艮 → 泰
Hexagram 52: Keeping Still Mountain → Hexagram 11: Peace
Changing Lines
This transformation involves 3 changing lines (lines 1, 2, 6).
Line 1
初六 艮其趾。无咎。利永貞。
Six at the beginning means: Keeping his toes still. No blame. Continued perseverance furthers.
Line 2
六二 艮其腓。不拯其隨。其心不快。
Six in the second place means: Keeping his calves still. He cannot rescue him whom he follows. His heart is not glad.
Line 6
上九 敦艮吉。
Nine at the top means: Noblehearted keeping still. Good fortune.
Trigram Changes
Yilin Verse
放衘委轡,奔亂不制。法度无恆,君失其位。
Bit cast off, reins abandoned; bolting in chaos, uncontrolled. Laws and measures have no constancy; the lord loses his throne.
— Jiao Yanshou, Yilin (Forest of Changes), 1st century BCE
Commentary
Twin mountains stand still, but the reins are dropped and the bridle abandoned — the horse bolts in chaos, utterly uncontrolled.
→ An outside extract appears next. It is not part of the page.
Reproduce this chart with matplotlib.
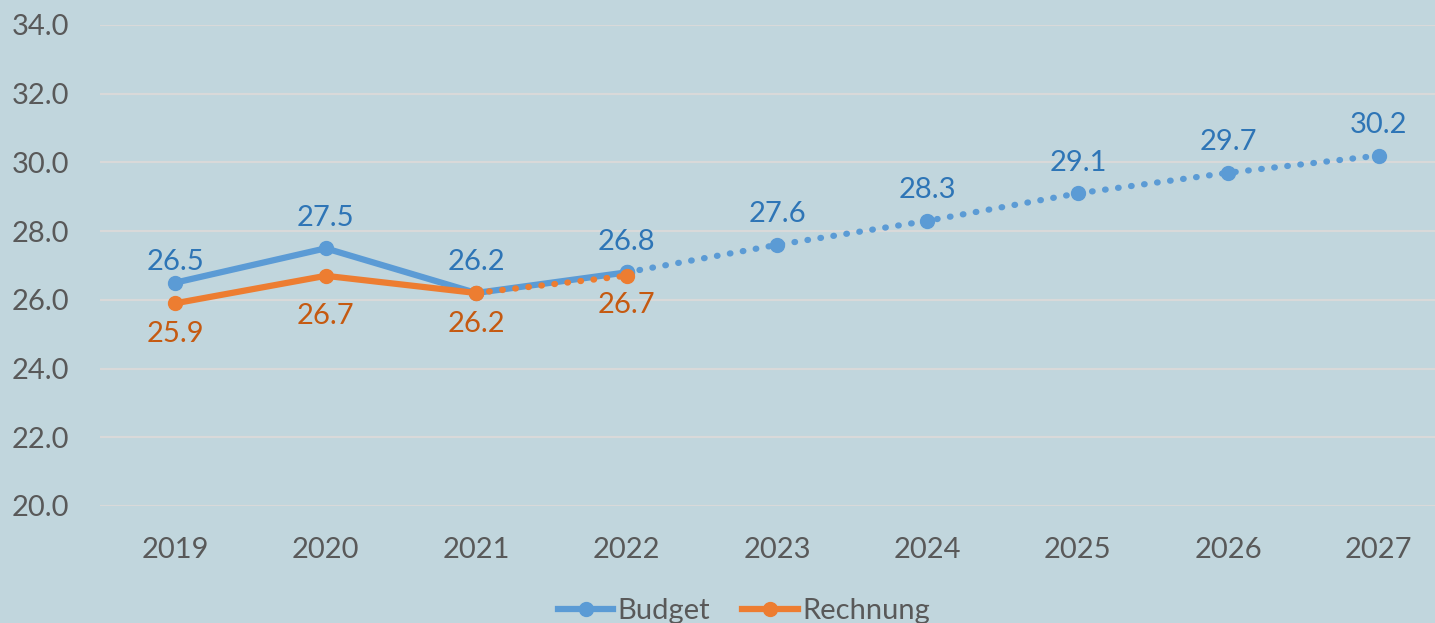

Laws and standards lack constancy; the ruler loses his seat. The image is a chariot whose driver has released every constraint, reducing governance to a stampede. From Keeping Still to Peace, doubled mountain should yield to the harmonious interchange of heaven and earth. Yet the verse presents the grotesque parody of peace: total collapse of discipline mistaken for openness. Peace requires heaven below and earth above, each reaching toward the other. Here the mountain's stillness was merely rigidity, and when it finally broke, there was no structure to catch the fall — only the runaway horse of unchecked power.